▸ **Written exercise**
Retype exactly what appears below from the line containing "Give me the Chart.js source for this chart." down to the line containing "const crpRanges = ['(<0.72)', '(0.72", keeping both end lines. Do not include pictures.
>>>
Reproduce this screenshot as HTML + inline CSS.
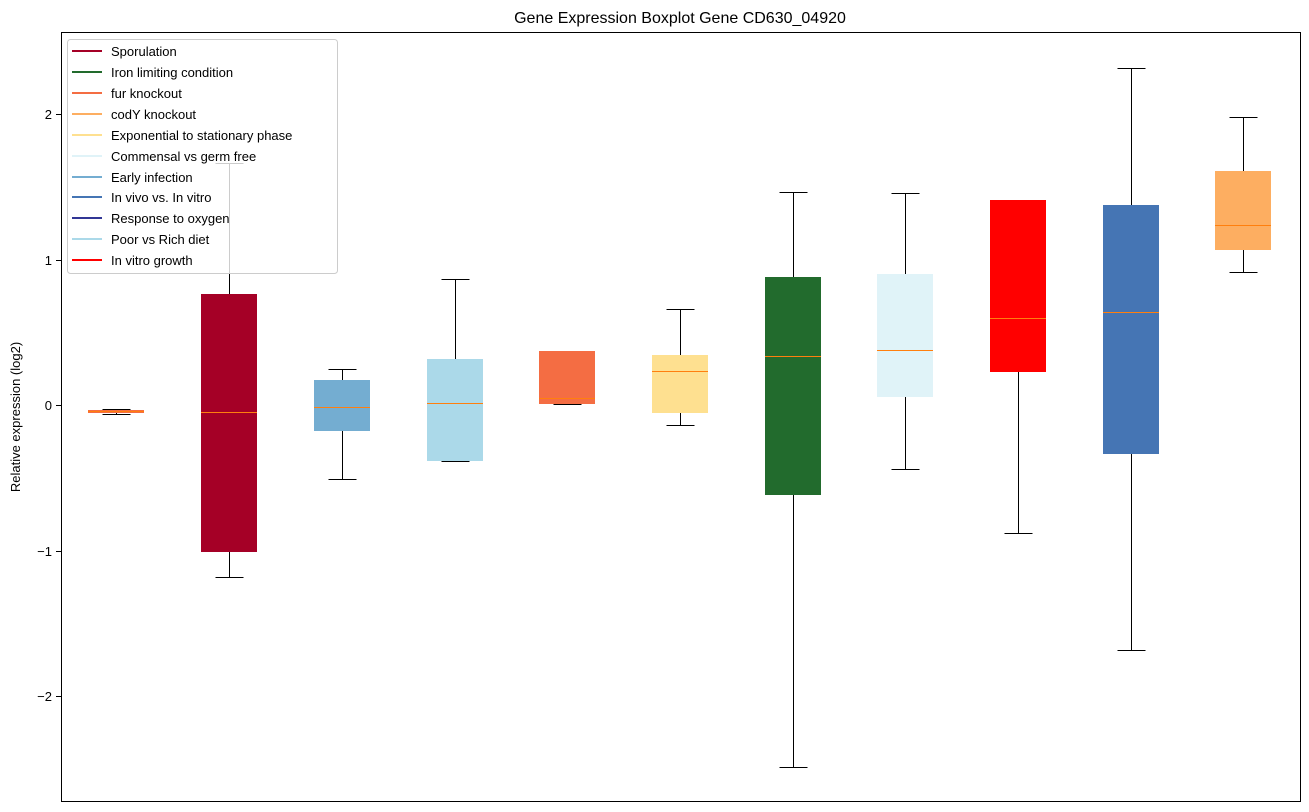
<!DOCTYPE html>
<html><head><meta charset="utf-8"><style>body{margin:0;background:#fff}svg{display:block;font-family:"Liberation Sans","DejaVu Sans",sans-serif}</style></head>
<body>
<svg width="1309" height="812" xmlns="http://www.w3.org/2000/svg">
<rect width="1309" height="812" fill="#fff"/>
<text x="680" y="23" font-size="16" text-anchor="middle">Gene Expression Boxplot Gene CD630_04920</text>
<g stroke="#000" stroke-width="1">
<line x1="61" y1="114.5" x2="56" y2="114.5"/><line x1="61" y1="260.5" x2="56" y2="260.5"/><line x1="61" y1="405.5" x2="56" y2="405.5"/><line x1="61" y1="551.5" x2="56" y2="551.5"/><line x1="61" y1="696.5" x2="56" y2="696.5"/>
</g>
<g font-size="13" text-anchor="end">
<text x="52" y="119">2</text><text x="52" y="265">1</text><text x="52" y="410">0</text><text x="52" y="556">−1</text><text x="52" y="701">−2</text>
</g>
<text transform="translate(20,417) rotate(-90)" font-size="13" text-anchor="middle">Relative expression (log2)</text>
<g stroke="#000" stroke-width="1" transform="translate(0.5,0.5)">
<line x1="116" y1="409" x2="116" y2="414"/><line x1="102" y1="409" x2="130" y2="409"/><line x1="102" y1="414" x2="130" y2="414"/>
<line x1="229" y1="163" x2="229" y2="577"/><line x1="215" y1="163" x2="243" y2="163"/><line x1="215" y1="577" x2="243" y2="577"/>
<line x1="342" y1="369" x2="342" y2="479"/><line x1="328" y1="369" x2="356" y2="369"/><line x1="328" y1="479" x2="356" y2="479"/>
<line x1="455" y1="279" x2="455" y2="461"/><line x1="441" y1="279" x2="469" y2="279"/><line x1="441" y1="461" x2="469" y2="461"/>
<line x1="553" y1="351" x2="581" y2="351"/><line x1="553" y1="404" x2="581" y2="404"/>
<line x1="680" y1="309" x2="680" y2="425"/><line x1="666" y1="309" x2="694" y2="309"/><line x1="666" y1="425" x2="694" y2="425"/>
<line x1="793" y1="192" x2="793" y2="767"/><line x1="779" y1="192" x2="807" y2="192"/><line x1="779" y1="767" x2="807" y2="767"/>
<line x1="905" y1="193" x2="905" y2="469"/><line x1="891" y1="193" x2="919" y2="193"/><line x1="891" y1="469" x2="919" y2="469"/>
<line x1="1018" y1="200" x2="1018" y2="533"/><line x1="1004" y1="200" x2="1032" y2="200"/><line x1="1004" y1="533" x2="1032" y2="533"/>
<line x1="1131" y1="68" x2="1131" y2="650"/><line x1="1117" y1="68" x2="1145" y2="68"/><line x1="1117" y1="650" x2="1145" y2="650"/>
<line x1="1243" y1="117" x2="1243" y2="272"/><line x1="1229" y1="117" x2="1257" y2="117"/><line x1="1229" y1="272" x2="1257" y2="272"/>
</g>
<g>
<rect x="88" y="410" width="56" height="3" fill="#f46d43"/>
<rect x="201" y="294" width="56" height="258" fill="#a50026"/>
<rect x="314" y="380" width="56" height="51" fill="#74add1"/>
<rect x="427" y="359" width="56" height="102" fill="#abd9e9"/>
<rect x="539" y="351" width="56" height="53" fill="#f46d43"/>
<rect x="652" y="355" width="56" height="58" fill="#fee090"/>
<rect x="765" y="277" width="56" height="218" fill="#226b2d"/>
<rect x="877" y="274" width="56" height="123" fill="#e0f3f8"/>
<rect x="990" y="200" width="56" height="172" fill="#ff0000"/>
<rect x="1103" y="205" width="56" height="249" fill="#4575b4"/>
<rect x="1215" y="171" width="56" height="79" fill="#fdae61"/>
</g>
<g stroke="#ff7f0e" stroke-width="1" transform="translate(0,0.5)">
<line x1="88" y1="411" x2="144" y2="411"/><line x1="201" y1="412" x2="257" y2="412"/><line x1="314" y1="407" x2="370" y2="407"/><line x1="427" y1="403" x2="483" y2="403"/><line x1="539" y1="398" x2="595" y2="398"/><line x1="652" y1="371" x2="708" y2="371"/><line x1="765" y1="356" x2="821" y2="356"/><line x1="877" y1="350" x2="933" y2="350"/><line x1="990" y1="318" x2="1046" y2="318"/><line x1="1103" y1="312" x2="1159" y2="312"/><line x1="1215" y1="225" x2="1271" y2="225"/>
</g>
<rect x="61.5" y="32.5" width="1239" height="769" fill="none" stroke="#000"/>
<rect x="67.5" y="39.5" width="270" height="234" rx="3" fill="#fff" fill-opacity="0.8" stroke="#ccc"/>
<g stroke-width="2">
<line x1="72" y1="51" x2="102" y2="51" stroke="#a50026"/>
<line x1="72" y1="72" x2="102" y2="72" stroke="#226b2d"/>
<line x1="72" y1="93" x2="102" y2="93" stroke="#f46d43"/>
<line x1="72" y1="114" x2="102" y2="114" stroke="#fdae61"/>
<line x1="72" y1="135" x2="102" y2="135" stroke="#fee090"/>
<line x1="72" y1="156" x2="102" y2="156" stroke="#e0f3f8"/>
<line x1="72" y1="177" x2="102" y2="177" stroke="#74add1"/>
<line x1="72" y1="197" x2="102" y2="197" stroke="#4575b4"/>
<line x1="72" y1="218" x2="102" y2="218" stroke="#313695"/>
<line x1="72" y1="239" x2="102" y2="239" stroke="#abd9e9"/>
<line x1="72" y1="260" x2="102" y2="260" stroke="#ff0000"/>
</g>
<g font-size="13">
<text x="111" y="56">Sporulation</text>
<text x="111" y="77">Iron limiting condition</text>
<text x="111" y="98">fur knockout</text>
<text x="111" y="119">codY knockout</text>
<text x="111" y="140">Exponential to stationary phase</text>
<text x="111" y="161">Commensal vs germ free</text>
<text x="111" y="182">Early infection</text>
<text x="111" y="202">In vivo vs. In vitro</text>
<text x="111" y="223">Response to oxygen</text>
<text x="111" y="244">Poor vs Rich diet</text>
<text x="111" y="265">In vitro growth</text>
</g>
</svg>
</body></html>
<<<
>>>
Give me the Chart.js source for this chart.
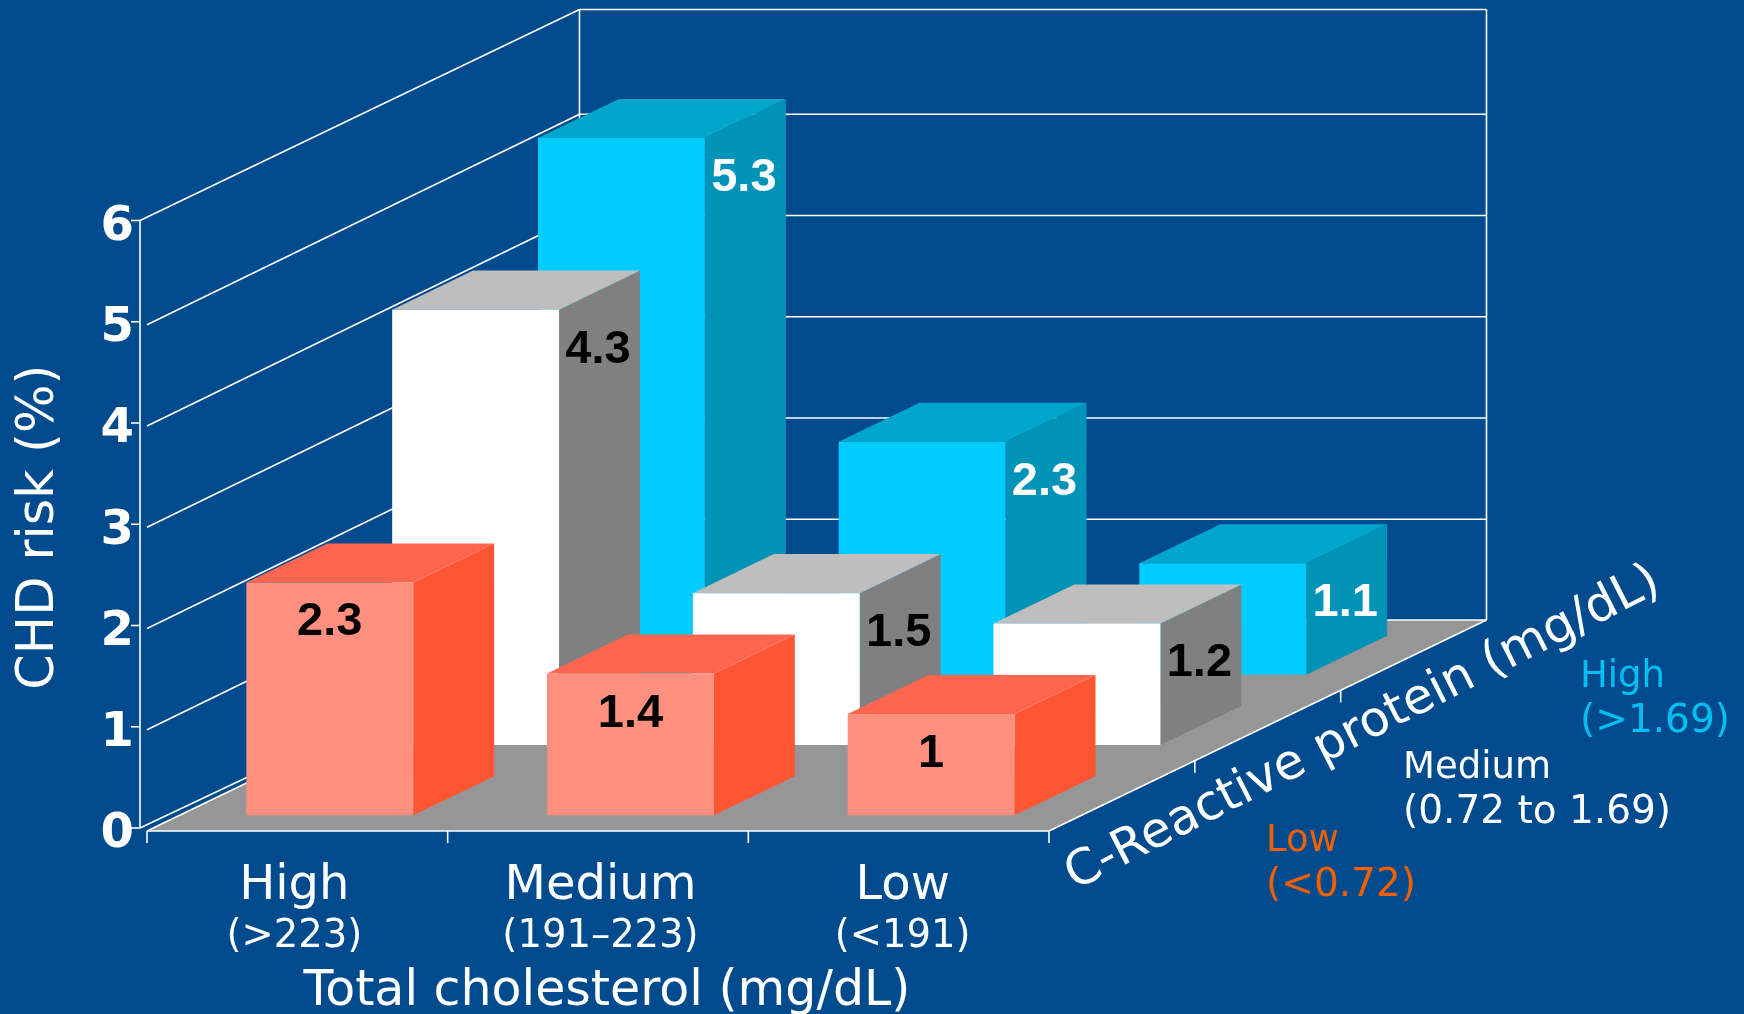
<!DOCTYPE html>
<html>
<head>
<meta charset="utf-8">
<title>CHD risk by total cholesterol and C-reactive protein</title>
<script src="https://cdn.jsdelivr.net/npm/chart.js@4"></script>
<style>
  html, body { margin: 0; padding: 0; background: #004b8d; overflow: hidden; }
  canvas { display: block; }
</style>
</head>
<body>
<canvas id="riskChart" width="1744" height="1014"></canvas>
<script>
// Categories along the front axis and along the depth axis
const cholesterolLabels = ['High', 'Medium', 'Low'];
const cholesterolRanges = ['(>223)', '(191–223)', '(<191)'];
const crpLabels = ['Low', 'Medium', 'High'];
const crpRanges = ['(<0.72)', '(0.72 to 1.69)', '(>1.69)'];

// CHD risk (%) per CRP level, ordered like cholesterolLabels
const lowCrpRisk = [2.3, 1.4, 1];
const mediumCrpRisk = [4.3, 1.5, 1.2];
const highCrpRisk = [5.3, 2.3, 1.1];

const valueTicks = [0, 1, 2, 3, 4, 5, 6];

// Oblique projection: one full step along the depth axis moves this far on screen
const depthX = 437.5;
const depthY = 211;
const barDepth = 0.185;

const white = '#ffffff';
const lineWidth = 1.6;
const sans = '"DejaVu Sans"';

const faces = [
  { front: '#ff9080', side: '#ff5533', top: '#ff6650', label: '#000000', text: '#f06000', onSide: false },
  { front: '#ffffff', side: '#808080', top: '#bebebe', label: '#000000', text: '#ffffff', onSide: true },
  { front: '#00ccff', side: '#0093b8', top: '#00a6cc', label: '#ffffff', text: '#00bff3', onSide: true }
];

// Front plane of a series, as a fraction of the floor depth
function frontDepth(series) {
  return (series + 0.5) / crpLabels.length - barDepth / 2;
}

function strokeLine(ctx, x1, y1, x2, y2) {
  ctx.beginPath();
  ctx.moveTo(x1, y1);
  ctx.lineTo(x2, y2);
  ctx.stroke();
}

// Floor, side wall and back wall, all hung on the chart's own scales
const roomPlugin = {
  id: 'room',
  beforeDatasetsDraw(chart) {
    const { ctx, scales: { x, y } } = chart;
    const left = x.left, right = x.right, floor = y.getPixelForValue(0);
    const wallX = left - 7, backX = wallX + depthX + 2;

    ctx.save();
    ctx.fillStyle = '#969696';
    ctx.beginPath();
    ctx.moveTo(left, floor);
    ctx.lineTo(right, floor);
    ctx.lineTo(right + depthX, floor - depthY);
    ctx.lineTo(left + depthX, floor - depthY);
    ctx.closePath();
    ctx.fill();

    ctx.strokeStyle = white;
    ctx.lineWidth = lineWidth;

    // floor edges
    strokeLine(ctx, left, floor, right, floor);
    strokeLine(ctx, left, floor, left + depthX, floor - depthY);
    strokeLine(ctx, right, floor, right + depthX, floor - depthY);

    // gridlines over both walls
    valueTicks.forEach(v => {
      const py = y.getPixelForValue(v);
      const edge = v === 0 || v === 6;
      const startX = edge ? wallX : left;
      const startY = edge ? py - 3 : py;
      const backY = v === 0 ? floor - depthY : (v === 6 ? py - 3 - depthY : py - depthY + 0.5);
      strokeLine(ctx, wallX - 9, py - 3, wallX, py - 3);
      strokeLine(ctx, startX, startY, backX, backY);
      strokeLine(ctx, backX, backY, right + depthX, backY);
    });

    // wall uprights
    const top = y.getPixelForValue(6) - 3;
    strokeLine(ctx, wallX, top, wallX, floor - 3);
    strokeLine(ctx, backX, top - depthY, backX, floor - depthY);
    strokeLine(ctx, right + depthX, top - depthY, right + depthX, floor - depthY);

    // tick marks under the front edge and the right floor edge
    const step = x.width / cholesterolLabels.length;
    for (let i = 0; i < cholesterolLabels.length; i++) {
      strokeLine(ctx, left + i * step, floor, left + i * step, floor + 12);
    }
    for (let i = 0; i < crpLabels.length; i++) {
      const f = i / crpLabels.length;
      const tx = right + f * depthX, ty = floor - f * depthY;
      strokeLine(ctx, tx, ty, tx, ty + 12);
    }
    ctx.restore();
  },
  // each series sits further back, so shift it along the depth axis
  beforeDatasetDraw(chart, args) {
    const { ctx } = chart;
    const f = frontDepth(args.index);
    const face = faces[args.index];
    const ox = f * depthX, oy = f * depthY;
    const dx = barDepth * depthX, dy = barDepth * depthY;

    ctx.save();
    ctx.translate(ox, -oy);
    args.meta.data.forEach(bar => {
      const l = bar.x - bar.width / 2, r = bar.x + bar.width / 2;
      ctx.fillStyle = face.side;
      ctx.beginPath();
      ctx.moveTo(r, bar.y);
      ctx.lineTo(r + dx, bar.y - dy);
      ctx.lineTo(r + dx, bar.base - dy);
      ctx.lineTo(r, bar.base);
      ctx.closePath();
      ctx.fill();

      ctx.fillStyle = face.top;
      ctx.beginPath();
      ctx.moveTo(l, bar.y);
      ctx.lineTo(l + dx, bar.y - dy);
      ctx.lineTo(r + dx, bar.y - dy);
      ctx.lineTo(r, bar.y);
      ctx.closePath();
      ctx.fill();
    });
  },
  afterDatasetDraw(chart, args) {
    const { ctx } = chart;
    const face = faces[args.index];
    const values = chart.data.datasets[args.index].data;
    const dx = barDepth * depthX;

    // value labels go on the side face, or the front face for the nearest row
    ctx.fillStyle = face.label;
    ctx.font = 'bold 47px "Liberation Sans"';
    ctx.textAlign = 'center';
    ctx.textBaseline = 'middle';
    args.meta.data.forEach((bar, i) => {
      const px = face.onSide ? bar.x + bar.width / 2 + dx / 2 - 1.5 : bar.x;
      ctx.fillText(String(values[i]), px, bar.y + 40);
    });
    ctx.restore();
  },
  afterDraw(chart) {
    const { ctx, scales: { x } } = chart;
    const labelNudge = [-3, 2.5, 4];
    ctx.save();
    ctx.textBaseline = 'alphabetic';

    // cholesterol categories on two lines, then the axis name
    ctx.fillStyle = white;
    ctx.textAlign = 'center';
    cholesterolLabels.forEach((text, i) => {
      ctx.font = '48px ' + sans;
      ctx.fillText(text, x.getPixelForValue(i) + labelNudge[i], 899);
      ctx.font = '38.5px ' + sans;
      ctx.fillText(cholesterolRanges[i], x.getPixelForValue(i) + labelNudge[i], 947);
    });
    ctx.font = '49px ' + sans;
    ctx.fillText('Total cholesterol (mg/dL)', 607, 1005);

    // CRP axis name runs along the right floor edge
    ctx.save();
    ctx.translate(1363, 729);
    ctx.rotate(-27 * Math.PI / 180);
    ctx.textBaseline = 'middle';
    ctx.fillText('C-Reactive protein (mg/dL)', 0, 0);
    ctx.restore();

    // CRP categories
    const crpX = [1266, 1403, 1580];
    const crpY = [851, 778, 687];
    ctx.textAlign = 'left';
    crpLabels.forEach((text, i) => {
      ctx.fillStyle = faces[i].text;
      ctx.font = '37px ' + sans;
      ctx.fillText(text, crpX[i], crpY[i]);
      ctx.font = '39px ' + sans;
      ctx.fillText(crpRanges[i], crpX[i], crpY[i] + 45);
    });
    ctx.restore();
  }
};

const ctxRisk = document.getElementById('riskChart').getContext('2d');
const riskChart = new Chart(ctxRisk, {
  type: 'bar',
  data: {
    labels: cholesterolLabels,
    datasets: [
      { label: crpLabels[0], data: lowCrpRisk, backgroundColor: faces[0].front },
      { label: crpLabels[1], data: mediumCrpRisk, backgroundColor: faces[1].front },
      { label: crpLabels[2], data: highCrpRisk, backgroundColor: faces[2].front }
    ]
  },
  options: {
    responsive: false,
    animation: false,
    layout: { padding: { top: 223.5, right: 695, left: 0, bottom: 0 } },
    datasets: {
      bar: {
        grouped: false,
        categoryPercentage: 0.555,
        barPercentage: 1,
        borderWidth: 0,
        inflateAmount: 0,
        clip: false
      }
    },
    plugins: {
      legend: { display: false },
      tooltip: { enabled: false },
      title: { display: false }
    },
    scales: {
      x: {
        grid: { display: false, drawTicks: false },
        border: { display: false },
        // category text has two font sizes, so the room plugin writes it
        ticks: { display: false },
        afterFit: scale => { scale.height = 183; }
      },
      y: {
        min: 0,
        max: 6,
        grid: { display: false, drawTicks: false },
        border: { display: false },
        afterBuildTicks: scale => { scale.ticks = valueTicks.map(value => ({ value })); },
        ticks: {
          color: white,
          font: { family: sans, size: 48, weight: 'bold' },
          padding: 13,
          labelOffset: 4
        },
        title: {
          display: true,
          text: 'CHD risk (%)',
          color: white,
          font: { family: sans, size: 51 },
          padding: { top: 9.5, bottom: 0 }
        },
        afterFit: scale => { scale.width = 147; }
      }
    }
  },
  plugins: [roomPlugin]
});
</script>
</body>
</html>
<<<
▸ **Problem solution**
Give me the Chart.js source for this chart.
<!DOCTYPE html>
<html>
<head>
<meta charset="utf-8">
<title>CHD risk by total cholesterol and C-reactive protein</title>
<script src="https://cdn.jsdelivr.net/npm/chart.js@4"></script>
<style>
  html, body { margin: 0; padding: 0; background: #004b8d; overflow: hidden; }
  canvas { display: block; }
</style>
</head>
<body>
<canvas id="riskChart" width="1744" height="1014"></canvas>
<script>
// Categories along the front axis and along the depth axis
const cholesterolLabels = ['High', 'Medium', 'Low'];
const cholesterolRanges = ['(>223)', '(191–223)', '(<191)'];
const crpLabels = ['Low', 'Medium', 'High'];
const crpRanges = ['(<0.72)', '(0.72 to 1.69)', '(>1.69)'];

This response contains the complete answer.